Effective usage of vector registers in decoupled vector architectures
Document typeConference report
PublisherInstitute of Electrical and Electronics Engineers (IEEE)
Rights accessOpen Access
The paper presents a study of the impact of reducing the vector register size in a decoupled vector architecture. In traditional in-order vector architectures long vector registers have typically been the norm. The authors present data which shows that, even for highly vectorizable codes, only a small fraction of all elements of a long vector register are actually used. They also show that reducing the register size in a traditional vector architecture in an attempt to reduce hardware cost and maximize register utilization results in a severe performance degradation. However they combine the decoupling technique with the vector register reduction and show that the resulting architecture tolerates very well the register size cuts. They simulate a selection of Perfect Club and Specfp92 programs using a trace driven approach and compare the execution time in a conventional vector architecture with a decoupled vector architecture using different registers sizes. Halving the register size and using decoupling provides speedups between 1.04-1.49 over a traditional in-order vector machines. Even reducing the register length to 1/4 the original size (and in some cases, to 1/8) the performance of the decoupled machine is better than a conventional vector model. Moreover they observe that the resulting decoupled machine with short registers tolerates very well long memory latencies.

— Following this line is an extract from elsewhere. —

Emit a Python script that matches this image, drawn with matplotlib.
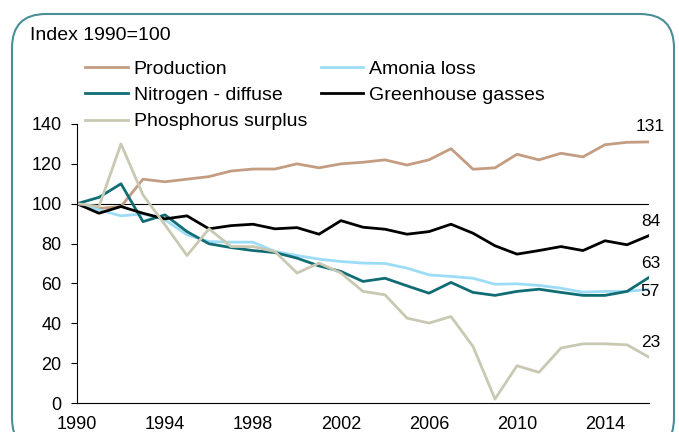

CitationVilla, L., Espasa, R., Valero, M. Effective usage of vector registers in decoupled vector architectures. A: Euromicro International Conference on Parallel, Distributed, and Network-Based Processing. "Proceedings of the 6th EUROMICRO Workshop on Parallel and Distributed Processing, PDP'98: University of Madrid: January 21-23, 1998, Madrid, Spain". Madrid: Institute of Electrical and Electronics Engineers (IEEE), 1998, p. 495-501.